Despite the fact that the dot output shows no final states, the EOF transitions behave differently depending on which flavor of {$%@}eof
is used. I do not understand why this should be. For example, in the has_string
state below, using %eof
instead of @eof
causes both the commit_nonstring_eof
and commit_string_eof
actions to be called from one of the generated/synthetic states terminating the matching state.
Here is a working state machine. Note that the far right hand node exit action has exactly one action: commit_nonstring_eof
.
Here is a broken state machine. Note that the far right hand node exit action calls both
commit_string_eof
and commit_nonstring_eof
action commit_string { }
action commit_string_eof { }
action commit_nonstring_eof { }
action set_mark { }
action reset {
/* Force the machine back into state 1. This happens after
* an incomplete match when some graphical characters are
* consumed, but not enough for use to keep the string. */
fgoto start;
}
# Matching classes union to 0x00 .. 0xFF
graphic = (0x09 | 0x20 .. 0x7E);
non_graphic = (0x00 .. 0x08 | 0x0A .. 0x1F | 0x7F .. 0xFF);
collector = (
start: (
# Set the mark if we have a graphic character,
# otherwise go to non_graphic state and consume input
graphic @set_mark -> has_glyph |
non_graphic -> no_glyph
) $eof(commit_nonstring_eof),
no_glyph: (
# Consume input until a graphic character is encountered
non_graphic -> no_glyph |
graphic @set_mark -> has_glyph
) $eof(commit_nonstring_eof),
has_glyph: (
# We already matched one graphic character to get here
# from start or no_glyph. Try to match N-1 before allowing
# the string to be committed.

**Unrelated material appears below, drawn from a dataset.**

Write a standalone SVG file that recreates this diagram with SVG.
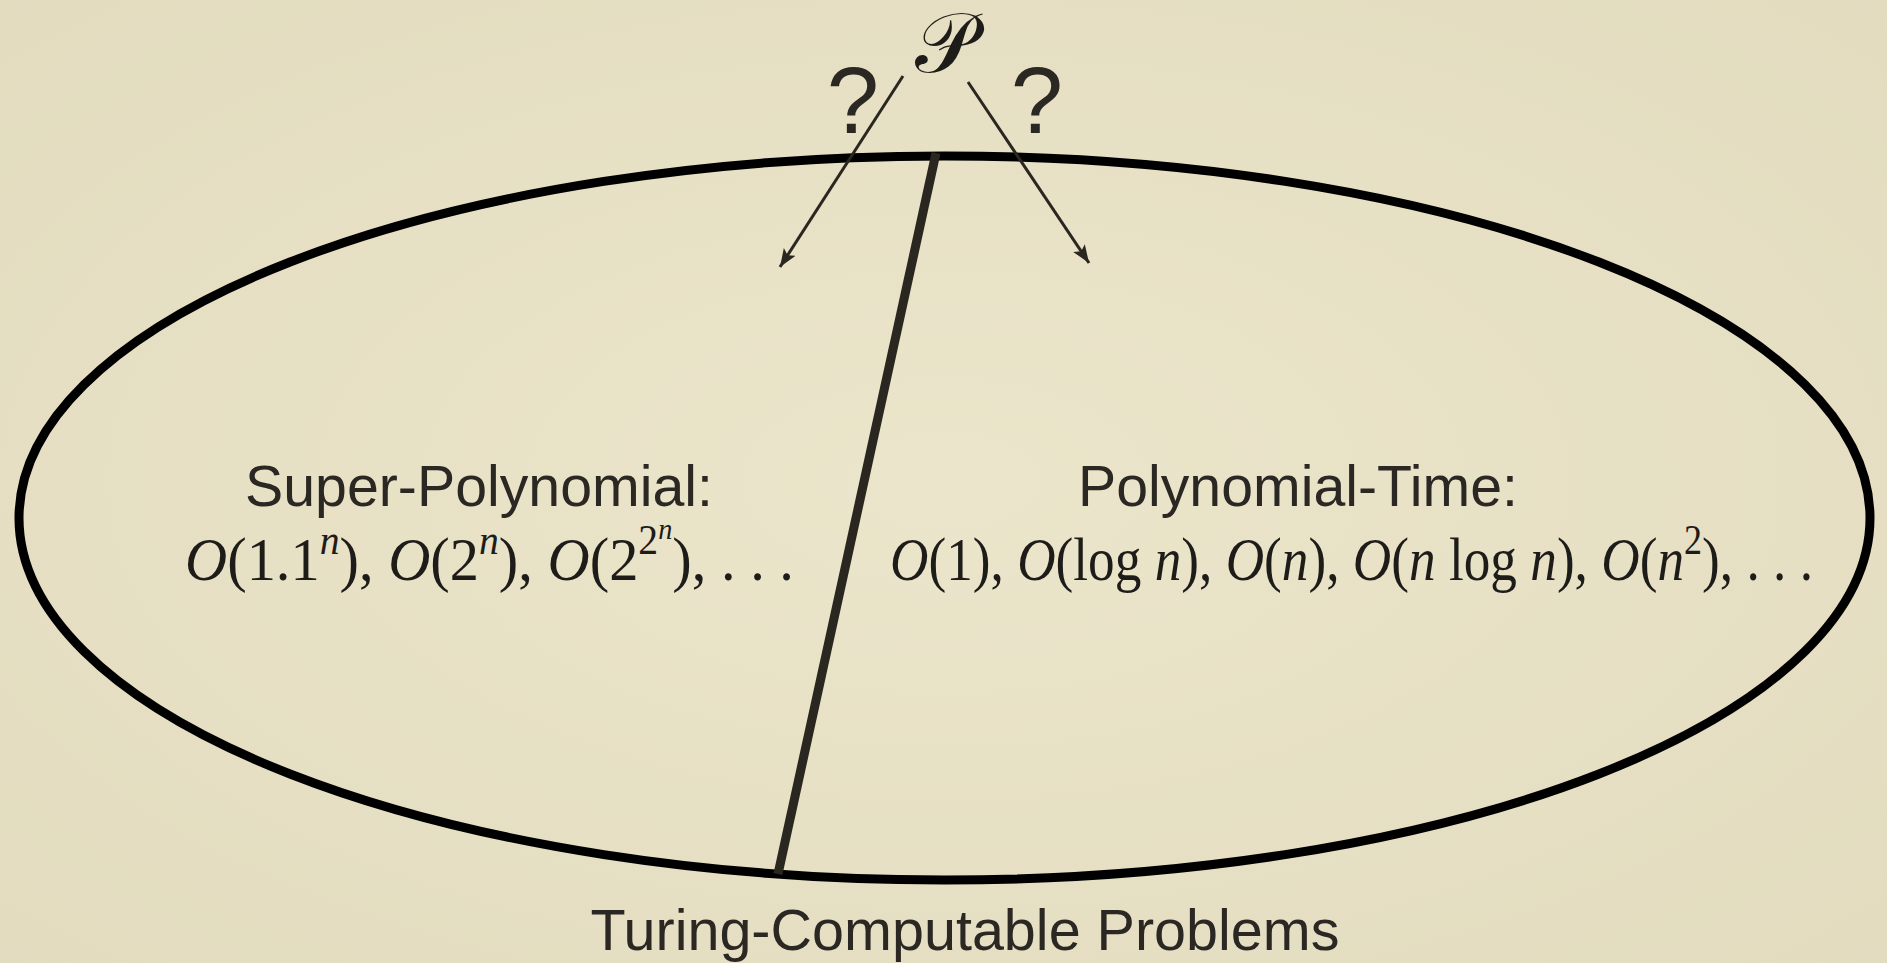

If we don't get to N-1,
# drop back to the start state
graphic{3} $lerr(reset) -> has_string
) @eof(commit_nonstring_eof),
has_string: (
# Already consumed our quota of N graphic characters;
# consume input until we run out of graphic characters
# then reset the machine. All exiting edges should commit
# the string. We differentiate between exiting on a non-graphic
# input that shouldn't be added to the string and exiting
# on a (graphic) EOF that should be added.
graphic* non_graphic -> start
) %from(commit_string) @eof(commit_string_eof) // okay
#) %from(commit_string) %eof(commit_string_eof) // bad
); #$debug;
main := (collector)+;
I think that for the concatenated machines a.b
the final state occurs for a
when there is a transition from a
to the first character of b
. (cf. "Regular Language Operators / Concatenation" in the manual).
Despite the fact that the dot output shows no final states
Dot output shows a lot of final states. Transition from 7 to 6 makes 7 final, for example. Transition from 6 to 1 makes 6 final, and so on.